Excerpted data:
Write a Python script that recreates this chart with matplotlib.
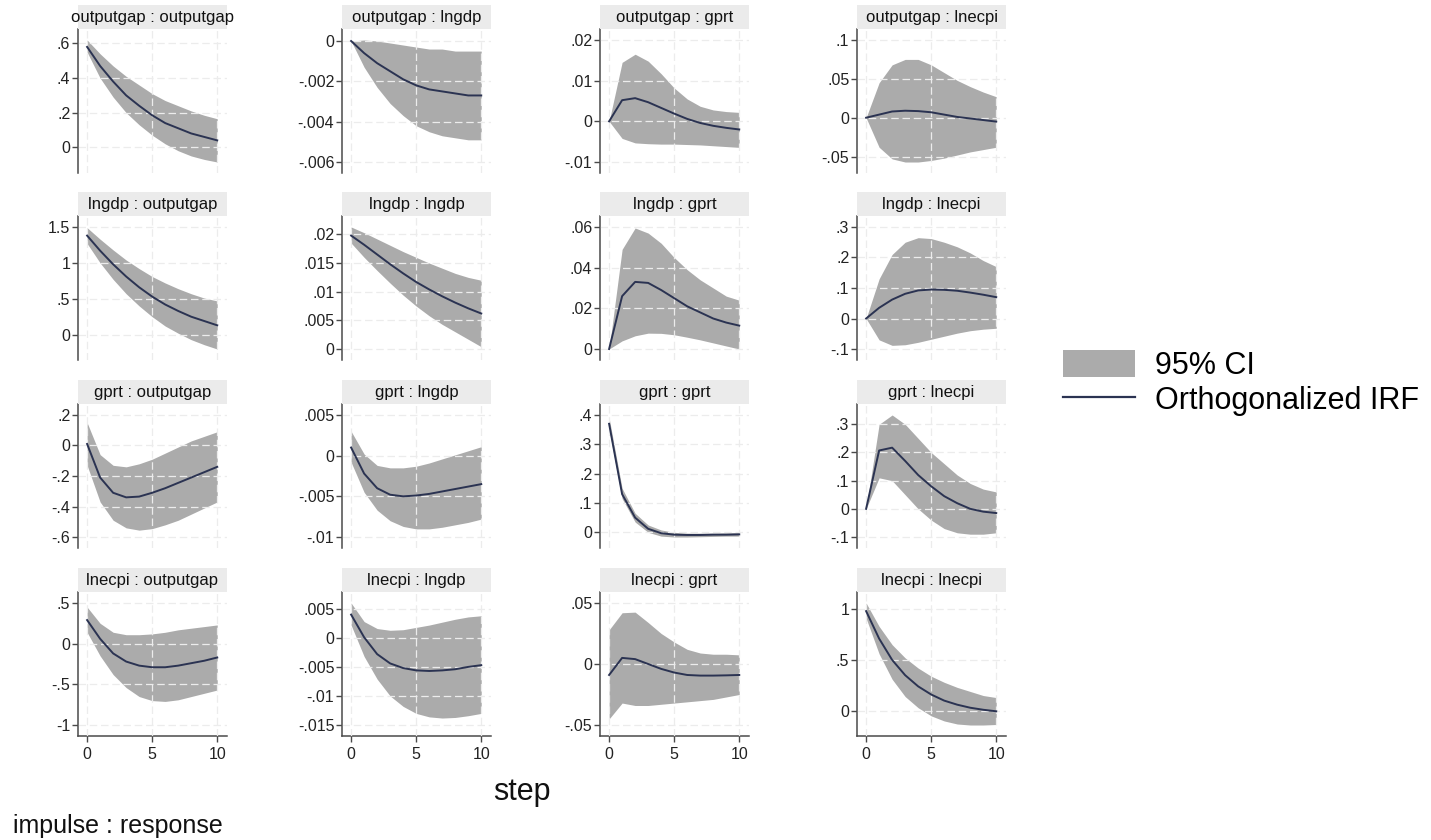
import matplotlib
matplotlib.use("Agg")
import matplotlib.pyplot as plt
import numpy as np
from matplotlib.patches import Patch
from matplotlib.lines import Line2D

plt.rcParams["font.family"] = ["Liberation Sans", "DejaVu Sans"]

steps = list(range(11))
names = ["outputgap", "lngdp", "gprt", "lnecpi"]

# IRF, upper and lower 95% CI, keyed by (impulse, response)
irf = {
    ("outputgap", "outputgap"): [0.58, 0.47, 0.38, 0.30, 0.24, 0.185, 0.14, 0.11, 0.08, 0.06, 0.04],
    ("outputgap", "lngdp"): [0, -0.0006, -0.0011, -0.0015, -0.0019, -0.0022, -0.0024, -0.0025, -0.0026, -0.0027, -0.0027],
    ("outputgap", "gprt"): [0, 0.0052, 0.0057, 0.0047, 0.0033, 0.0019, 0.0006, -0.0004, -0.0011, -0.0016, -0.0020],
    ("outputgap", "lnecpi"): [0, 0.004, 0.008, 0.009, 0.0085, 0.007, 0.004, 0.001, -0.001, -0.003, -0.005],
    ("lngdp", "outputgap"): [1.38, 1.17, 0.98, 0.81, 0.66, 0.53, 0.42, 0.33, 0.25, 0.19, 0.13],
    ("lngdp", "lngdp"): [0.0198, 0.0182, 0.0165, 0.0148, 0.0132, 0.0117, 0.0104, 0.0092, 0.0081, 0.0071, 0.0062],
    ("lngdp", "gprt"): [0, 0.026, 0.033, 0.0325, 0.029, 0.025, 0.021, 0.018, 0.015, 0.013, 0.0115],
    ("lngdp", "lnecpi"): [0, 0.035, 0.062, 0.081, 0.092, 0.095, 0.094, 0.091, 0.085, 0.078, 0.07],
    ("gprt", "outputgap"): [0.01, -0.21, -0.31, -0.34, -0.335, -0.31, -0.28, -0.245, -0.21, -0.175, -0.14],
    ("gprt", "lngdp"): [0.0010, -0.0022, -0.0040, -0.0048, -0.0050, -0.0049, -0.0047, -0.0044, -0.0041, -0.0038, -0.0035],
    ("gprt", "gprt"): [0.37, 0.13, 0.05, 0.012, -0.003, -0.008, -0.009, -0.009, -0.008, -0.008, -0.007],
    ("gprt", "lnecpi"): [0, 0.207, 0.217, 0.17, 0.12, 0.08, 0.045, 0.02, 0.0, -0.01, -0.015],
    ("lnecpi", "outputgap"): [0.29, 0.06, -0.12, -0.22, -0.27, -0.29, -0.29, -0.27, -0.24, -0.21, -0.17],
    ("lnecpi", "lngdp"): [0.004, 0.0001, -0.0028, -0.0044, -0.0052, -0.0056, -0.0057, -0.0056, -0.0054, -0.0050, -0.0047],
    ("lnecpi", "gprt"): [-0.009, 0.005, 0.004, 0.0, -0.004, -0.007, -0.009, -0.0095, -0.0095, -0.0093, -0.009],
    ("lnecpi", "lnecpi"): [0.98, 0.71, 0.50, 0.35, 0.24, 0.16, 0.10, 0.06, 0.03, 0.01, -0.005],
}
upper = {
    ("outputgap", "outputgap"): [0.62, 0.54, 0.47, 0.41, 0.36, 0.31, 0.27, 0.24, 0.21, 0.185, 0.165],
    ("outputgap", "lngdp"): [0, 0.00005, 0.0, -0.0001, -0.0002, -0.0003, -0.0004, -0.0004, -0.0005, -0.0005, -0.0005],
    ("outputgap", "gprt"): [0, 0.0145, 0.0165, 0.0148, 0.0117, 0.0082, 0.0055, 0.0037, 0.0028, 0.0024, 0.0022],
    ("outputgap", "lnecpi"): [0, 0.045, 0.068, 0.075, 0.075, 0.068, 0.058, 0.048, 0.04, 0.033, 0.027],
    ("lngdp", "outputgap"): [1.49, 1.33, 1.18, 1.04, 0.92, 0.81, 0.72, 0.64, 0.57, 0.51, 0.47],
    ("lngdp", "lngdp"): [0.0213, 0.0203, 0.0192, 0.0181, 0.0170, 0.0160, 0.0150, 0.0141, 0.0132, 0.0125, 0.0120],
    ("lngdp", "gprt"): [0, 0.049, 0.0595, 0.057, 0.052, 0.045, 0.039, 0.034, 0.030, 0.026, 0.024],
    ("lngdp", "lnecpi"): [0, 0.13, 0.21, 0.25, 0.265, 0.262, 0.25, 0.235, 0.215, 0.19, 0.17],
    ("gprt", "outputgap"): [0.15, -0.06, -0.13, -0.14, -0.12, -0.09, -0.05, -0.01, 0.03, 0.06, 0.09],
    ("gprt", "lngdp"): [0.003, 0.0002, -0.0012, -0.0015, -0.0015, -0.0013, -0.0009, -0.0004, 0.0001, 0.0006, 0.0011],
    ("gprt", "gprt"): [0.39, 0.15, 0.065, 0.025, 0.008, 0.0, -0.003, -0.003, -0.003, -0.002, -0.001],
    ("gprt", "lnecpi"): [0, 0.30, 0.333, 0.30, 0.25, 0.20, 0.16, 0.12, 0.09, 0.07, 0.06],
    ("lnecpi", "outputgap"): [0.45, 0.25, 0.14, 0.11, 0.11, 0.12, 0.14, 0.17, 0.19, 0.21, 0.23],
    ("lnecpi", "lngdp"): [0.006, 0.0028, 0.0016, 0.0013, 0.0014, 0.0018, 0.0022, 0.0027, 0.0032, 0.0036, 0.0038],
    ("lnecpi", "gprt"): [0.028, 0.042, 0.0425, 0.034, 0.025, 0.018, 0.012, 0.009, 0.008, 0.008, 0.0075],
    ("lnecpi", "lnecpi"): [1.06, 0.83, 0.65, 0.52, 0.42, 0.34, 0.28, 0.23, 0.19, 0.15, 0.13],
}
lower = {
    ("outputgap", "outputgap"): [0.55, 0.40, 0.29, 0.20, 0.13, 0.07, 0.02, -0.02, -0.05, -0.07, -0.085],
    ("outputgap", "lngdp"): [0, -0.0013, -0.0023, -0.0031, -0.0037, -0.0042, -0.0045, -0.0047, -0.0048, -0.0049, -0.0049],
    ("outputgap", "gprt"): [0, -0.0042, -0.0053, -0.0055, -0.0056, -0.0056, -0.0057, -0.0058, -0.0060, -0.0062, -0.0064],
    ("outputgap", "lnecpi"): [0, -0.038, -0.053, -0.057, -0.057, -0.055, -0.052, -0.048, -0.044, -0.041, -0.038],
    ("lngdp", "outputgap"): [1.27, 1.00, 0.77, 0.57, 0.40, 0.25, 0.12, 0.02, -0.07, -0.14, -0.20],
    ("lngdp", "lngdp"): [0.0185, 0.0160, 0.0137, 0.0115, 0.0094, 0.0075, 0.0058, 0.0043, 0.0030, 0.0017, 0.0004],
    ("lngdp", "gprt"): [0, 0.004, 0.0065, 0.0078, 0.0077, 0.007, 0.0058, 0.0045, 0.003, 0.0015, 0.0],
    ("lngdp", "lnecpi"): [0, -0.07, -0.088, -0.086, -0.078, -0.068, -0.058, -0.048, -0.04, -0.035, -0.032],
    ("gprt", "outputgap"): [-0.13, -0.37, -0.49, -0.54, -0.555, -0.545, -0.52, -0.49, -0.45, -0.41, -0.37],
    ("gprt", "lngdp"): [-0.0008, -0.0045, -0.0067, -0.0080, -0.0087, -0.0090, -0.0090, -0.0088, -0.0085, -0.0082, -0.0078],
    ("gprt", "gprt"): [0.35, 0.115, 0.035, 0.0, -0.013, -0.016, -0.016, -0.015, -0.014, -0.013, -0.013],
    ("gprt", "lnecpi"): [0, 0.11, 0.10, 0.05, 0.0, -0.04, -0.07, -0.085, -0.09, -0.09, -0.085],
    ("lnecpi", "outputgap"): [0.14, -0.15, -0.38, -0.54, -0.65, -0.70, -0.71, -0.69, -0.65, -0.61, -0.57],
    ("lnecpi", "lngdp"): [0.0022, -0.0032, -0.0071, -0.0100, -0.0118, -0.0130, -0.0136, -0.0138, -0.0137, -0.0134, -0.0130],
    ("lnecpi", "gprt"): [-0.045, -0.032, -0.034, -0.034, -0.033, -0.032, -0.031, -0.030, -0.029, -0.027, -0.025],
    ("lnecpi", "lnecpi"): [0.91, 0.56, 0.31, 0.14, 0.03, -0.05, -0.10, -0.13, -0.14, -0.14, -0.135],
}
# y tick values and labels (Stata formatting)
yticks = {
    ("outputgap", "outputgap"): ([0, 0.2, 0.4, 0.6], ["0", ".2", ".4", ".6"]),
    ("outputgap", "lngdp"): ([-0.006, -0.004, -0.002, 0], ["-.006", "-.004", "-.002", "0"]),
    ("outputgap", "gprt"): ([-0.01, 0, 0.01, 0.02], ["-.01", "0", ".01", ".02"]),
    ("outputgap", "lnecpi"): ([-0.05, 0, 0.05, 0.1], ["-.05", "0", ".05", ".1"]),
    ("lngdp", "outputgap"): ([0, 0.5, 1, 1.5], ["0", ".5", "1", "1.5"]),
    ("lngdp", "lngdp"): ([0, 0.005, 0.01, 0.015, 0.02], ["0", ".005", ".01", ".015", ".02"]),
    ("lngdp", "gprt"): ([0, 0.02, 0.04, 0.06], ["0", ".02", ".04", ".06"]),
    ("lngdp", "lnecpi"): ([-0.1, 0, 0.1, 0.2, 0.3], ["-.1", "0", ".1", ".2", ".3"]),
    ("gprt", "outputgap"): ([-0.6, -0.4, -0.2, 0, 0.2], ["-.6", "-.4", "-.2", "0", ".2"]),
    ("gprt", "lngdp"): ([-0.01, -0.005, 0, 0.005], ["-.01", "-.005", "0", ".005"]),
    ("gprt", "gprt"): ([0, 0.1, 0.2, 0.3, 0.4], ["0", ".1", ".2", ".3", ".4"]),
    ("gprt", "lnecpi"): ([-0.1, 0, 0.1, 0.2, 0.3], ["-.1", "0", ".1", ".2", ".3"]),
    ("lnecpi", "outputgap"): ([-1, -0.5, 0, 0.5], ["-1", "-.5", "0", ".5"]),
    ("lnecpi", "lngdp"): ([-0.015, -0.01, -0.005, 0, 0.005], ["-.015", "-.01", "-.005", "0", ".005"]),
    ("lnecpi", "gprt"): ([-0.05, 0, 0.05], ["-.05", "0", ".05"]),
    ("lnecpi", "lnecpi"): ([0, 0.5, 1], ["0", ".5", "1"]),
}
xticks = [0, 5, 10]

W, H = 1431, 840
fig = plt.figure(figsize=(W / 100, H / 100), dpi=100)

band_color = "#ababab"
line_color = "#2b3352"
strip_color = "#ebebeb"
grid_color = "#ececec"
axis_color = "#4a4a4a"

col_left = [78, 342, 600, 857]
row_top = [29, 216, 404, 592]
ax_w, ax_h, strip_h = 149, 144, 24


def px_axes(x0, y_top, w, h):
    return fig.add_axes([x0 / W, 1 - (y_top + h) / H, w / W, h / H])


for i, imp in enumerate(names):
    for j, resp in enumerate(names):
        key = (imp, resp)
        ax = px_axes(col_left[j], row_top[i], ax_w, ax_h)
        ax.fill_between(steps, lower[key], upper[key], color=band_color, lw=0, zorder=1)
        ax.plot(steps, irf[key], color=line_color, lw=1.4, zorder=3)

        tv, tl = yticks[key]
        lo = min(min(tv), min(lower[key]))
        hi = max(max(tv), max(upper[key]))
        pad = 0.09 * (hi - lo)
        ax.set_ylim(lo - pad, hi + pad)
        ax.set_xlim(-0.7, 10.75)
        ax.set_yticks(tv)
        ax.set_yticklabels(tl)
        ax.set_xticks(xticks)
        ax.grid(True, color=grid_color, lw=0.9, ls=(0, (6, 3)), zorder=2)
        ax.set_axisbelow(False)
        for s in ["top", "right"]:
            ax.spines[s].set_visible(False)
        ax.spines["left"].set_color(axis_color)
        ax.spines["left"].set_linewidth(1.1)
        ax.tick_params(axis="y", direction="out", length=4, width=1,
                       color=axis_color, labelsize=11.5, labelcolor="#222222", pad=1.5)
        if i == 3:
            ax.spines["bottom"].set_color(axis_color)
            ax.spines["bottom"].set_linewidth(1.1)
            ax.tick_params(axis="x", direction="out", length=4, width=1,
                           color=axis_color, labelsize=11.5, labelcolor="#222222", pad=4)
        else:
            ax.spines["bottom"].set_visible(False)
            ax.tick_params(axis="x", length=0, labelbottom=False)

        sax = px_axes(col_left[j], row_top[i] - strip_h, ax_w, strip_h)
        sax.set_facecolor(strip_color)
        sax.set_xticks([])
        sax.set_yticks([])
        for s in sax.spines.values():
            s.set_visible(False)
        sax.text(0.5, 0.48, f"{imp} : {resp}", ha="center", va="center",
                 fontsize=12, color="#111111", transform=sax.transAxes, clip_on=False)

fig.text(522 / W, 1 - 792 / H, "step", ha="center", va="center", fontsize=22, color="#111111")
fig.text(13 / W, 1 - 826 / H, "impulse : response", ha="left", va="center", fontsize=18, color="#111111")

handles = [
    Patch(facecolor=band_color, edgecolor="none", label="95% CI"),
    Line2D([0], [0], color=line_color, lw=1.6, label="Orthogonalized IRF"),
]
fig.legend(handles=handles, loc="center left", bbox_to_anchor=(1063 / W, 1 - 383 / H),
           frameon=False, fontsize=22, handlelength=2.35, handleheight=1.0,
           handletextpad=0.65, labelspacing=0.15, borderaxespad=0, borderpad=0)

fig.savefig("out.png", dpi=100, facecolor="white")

---

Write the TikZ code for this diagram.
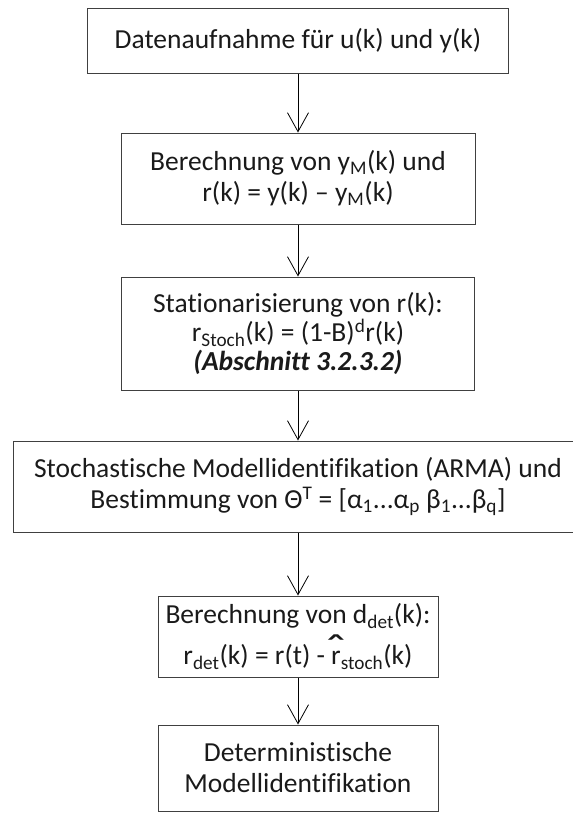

Given task: What is the number of lines above that contain the string "Write"? Answer with the number alone.

Response to the exercise: 2